● YOUR INSTRUCTIONS
Copy the material below verbatim from the line with "Give me the" to the line with "Chart.register(...registerables);", both lines included, omitting pictures and every line outside that range.

● EXTRACTED DATA

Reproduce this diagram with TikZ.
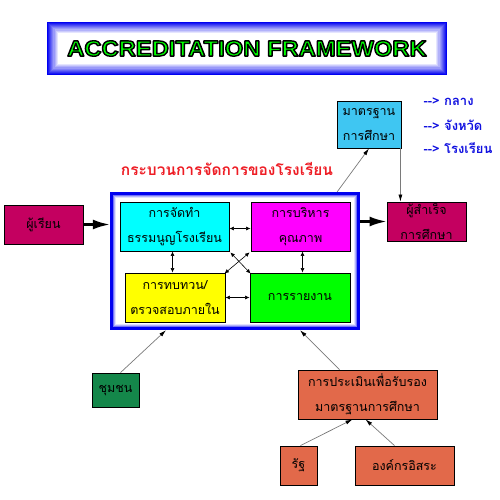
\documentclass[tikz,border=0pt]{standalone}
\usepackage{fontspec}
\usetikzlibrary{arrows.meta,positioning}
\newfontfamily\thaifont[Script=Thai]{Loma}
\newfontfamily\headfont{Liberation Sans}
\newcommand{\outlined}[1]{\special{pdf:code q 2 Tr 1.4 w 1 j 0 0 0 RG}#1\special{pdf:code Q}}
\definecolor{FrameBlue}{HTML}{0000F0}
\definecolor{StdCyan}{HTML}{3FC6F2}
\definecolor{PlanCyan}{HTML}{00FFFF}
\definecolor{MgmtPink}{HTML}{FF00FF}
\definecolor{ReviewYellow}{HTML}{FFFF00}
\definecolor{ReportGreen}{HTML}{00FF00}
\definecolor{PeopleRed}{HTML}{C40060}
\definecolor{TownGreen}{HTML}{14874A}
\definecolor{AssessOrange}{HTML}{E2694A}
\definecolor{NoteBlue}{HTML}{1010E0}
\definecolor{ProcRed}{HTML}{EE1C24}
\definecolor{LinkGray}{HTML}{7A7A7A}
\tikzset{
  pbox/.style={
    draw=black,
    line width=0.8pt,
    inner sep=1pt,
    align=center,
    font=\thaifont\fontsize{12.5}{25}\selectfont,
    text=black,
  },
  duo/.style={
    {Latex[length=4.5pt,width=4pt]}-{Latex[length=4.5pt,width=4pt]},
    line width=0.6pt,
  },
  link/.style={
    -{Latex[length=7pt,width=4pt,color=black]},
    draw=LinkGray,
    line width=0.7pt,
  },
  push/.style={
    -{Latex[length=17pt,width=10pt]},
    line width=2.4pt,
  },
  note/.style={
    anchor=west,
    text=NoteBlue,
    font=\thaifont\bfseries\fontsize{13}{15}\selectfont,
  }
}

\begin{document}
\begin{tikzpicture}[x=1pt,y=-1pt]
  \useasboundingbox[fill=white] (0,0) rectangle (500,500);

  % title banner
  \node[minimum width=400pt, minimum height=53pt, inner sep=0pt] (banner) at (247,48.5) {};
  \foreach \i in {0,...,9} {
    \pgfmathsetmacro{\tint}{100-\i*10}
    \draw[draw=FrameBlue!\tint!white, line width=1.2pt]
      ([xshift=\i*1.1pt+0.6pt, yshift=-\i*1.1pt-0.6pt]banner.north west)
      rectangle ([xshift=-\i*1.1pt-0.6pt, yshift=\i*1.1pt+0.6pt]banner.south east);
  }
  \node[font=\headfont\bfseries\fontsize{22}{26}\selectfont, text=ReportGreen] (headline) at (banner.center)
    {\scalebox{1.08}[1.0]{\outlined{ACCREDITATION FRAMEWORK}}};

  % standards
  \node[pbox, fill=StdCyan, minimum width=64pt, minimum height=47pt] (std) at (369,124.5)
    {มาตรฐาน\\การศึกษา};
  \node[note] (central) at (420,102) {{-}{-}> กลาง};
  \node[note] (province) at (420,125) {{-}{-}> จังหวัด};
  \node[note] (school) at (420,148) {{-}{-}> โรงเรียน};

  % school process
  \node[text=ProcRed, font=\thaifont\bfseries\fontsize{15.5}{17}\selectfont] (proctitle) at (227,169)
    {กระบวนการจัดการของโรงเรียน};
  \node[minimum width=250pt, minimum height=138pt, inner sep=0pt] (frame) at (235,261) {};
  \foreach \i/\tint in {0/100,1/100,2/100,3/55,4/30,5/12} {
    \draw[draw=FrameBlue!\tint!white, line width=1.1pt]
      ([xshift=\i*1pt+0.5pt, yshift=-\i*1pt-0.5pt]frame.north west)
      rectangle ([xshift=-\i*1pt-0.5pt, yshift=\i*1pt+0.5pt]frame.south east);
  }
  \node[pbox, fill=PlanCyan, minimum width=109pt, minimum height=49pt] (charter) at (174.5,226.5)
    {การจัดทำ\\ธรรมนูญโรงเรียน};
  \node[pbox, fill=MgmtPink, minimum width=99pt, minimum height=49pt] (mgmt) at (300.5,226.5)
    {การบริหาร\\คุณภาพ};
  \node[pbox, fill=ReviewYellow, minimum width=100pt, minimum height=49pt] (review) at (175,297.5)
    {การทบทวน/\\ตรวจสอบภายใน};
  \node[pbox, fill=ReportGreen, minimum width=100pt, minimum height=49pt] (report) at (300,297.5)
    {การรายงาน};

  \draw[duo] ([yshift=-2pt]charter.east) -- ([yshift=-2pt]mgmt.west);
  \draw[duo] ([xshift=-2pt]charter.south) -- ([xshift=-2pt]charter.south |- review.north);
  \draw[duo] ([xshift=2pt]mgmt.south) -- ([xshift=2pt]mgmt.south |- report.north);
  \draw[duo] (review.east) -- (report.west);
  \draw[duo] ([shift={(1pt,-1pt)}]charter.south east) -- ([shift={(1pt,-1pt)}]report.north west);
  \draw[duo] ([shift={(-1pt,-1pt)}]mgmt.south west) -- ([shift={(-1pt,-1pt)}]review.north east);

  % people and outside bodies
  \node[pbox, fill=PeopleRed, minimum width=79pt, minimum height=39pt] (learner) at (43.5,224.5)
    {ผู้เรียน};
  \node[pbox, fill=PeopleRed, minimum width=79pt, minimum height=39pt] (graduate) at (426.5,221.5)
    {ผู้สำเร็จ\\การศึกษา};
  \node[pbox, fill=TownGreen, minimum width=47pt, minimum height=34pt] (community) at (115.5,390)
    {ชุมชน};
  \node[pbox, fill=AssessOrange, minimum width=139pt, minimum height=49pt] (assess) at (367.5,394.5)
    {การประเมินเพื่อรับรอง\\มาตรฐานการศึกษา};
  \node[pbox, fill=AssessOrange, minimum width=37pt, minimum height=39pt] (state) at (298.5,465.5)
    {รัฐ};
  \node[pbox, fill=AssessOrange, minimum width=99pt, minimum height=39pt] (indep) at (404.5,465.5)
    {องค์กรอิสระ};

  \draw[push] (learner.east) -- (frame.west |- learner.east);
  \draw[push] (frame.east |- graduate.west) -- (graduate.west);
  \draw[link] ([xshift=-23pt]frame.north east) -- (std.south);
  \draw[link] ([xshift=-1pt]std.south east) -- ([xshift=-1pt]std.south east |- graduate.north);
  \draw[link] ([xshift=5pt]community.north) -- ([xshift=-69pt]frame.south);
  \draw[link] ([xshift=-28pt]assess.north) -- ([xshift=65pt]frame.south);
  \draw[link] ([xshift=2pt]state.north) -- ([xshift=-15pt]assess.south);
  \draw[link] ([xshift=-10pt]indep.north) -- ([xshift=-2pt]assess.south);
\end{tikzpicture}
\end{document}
---
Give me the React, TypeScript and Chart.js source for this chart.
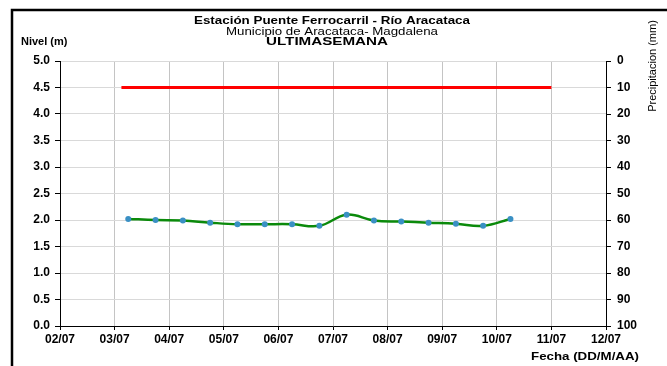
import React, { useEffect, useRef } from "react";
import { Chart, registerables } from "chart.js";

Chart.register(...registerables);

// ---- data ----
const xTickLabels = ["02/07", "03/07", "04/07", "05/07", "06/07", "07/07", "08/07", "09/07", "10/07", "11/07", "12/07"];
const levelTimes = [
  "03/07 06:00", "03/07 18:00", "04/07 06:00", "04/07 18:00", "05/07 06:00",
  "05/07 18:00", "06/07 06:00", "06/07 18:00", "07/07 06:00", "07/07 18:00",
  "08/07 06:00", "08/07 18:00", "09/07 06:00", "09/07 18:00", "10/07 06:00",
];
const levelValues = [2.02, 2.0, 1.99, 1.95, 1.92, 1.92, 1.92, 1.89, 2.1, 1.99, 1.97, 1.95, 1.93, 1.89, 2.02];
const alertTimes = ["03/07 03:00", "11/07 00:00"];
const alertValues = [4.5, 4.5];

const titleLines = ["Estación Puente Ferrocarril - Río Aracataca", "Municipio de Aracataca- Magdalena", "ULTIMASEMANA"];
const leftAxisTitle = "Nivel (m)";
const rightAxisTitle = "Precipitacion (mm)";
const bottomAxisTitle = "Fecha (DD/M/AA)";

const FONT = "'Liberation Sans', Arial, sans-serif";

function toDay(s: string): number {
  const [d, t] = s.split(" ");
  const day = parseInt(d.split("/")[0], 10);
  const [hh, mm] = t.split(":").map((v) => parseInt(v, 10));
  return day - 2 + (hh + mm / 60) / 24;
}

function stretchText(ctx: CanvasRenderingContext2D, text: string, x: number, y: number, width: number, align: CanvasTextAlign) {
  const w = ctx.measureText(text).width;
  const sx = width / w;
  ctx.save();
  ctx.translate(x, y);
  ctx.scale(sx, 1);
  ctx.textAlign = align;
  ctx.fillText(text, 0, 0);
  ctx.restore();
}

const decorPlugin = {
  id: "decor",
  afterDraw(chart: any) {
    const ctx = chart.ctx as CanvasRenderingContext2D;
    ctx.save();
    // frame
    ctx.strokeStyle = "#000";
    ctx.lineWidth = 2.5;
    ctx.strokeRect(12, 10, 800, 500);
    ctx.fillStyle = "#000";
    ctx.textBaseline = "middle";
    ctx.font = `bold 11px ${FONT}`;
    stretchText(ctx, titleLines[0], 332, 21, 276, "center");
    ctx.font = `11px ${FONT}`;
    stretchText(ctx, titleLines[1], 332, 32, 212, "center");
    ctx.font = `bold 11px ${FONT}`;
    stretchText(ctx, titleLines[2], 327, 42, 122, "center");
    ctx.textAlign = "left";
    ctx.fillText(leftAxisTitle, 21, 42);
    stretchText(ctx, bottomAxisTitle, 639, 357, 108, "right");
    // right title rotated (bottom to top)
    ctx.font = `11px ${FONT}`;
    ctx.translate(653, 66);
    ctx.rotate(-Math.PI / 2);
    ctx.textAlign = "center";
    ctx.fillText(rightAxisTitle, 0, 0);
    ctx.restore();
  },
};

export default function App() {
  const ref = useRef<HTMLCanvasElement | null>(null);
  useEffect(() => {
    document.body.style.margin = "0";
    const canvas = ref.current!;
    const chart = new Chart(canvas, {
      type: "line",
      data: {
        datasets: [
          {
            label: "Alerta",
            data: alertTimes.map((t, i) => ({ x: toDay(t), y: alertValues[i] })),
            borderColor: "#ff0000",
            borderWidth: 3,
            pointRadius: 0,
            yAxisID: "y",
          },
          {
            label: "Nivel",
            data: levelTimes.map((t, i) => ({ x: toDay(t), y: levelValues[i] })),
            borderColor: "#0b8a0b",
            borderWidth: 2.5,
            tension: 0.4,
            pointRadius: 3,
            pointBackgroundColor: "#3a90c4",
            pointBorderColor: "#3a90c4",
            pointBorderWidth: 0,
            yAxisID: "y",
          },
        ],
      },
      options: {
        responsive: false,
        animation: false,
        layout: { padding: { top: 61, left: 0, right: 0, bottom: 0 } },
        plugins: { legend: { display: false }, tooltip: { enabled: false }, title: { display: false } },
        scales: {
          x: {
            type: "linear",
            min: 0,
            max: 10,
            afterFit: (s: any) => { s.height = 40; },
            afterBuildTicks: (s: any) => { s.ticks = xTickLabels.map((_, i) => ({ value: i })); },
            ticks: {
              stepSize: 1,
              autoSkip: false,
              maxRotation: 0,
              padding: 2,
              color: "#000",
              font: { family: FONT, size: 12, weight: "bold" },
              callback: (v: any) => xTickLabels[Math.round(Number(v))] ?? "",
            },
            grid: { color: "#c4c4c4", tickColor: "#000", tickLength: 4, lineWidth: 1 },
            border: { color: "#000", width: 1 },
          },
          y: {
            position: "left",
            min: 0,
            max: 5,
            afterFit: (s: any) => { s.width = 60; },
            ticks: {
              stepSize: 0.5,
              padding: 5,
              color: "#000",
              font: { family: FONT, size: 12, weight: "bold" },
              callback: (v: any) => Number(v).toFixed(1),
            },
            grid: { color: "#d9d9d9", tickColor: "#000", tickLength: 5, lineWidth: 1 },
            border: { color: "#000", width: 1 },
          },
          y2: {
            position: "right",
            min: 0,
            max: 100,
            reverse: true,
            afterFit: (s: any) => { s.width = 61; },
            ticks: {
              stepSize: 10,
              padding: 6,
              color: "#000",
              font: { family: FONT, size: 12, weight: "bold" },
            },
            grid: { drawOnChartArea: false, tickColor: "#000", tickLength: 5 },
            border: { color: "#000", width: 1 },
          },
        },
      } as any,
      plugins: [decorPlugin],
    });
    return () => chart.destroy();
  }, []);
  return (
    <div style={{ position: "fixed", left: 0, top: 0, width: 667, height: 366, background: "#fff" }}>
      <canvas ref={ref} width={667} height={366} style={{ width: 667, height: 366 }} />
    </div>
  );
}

● COMPLETE RESPONSE
Give me the React, TypeScript and Chart.js source for this chart.
import React, { useEffect, useRef } from "react";
import { Chart, registerables } from "chart.js";

Chart.register(...registerables);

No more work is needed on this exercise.